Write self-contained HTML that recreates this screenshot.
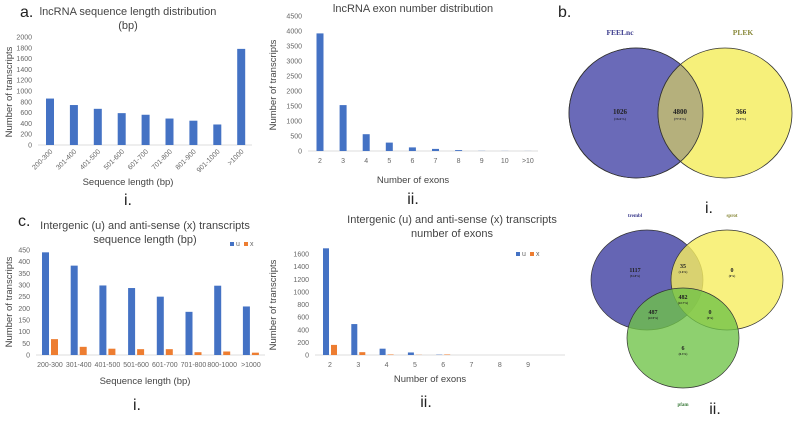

★ ★ ★

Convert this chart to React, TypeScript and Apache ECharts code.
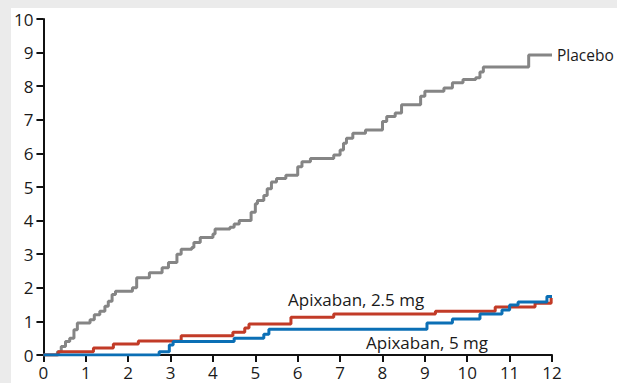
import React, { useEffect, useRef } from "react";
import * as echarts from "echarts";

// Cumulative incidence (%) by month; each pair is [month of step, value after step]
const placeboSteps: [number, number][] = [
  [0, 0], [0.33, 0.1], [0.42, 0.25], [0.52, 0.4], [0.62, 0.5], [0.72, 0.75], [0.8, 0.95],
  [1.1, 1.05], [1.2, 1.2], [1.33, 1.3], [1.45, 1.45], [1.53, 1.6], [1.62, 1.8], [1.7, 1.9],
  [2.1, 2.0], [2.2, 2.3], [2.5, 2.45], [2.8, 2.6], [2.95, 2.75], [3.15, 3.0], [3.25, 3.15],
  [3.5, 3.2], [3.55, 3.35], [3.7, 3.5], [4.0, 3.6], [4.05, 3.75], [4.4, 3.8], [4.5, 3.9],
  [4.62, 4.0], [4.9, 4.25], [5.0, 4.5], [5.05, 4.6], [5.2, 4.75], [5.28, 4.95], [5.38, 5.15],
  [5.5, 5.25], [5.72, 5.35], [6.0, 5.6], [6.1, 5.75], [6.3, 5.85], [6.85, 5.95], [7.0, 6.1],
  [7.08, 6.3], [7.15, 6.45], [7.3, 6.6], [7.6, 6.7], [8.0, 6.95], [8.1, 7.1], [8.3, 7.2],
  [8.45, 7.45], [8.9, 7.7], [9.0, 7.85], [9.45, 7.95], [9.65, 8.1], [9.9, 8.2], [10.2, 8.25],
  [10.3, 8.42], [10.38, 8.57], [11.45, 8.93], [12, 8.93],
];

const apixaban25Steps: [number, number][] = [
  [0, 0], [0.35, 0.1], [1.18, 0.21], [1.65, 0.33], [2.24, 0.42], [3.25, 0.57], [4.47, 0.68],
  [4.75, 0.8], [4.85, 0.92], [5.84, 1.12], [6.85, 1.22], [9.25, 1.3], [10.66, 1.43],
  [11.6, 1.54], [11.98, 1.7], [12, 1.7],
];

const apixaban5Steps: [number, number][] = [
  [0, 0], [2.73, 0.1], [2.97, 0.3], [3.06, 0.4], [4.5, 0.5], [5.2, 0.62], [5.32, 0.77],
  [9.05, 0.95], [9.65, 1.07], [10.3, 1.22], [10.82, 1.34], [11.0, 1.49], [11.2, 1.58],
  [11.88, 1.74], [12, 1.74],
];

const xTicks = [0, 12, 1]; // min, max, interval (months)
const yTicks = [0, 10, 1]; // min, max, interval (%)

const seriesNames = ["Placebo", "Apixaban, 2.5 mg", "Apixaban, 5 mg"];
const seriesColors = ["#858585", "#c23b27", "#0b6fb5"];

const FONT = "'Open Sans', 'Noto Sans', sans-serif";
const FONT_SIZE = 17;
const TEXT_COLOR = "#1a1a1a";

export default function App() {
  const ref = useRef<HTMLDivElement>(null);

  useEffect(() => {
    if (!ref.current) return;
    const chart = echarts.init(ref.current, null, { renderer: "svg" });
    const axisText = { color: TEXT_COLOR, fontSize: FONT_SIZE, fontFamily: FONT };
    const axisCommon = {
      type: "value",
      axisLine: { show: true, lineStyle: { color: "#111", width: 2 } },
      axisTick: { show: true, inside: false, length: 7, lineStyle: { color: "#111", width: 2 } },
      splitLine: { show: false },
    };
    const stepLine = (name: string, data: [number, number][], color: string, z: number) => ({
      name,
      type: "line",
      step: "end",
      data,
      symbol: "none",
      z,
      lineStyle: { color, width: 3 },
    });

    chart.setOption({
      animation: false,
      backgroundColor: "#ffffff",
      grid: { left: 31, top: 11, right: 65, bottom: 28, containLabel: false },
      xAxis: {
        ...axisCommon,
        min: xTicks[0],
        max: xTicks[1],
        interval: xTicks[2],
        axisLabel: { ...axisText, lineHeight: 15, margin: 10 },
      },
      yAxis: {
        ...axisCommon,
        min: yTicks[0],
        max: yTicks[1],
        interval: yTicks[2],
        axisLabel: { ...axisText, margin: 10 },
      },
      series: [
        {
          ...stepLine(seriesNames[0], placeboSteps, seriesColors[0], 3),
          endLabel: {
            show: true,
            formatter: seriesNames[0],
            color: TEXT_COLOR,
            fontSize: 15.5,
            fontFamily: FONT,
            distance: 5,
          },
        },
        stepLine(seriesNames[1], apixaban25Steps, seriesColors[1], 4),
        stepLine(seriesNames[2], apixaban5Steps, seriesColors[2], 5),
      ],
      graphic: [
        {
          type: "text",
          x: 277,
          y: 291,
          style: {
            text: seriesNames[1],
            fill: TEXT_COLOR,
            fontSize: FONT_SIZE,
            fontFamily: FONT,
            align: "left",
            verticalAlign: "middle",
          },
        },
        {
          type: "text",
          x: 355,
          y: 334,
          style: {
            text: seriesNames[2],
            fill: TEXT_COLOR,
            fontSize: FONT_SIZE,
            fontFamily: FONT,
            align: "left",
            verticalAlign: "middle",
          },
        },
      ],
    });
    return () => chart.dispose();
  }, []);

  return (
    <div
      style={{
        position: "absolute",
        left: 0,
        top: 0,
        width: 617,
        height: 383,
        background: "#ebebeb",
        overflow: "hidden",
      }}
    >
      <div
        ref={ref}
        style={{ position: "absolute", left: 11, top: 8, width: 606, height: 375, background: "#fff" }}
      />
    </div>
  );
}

★ ★ ★

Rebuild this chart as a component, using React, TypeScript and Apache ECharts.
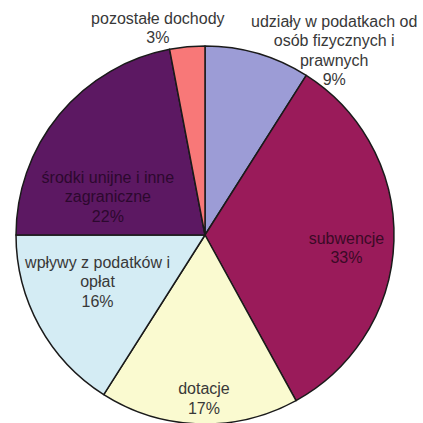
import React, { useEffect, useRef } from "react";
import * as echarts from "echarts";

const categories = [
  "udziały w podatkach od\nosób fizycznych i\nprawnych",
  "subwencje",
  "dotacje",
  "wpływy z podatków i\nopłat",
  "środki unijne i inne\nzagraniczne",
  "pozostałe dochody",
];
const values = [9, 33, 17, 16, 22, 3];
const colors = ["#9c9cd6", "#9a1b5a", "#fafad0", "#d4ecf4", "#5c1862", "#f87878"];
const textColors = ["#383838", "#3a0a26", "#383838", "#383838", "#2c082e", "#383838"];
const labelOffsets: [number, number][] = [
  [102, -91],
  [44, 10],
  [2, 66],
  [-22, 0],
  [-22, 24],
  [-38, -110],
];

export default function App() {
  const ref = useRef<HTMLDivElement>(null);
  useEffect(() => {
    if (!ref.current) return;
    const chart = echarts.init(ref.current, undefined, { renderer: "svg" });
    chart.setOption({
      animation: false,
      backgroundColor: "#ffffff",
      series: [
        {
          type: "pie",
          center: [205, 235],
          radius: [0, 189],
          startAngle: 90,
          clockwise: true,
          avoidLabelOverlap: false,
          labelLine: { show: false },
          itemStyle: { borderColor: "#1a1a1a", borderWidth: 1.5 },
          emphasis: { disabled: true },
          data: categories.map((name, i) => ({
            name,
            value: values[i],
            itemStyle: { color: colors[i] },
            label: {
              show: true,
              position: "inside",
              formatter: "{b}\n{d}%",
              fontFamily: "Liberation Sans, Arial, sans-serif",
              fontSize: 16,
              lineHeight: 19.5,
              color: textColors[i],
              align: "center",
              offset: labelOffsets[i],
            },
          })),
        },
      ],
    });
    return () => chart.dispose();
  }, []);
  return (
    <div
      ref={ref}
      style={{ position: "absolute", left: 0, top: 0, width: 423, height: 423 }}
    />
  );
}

★ ★ ★

| WHAT IS ASKED |
Copy all lines from the data that hold the word "React".

| SOLVED EXERCISE |
Convert this chart to React, TypeScript and Apache ECharts code.
import React, { useEffect, useRef } from "react";
Rebuild this chart as a component, using React, TypeScript and Apache ECharts.
import React, { useEffect, useRef } from "react";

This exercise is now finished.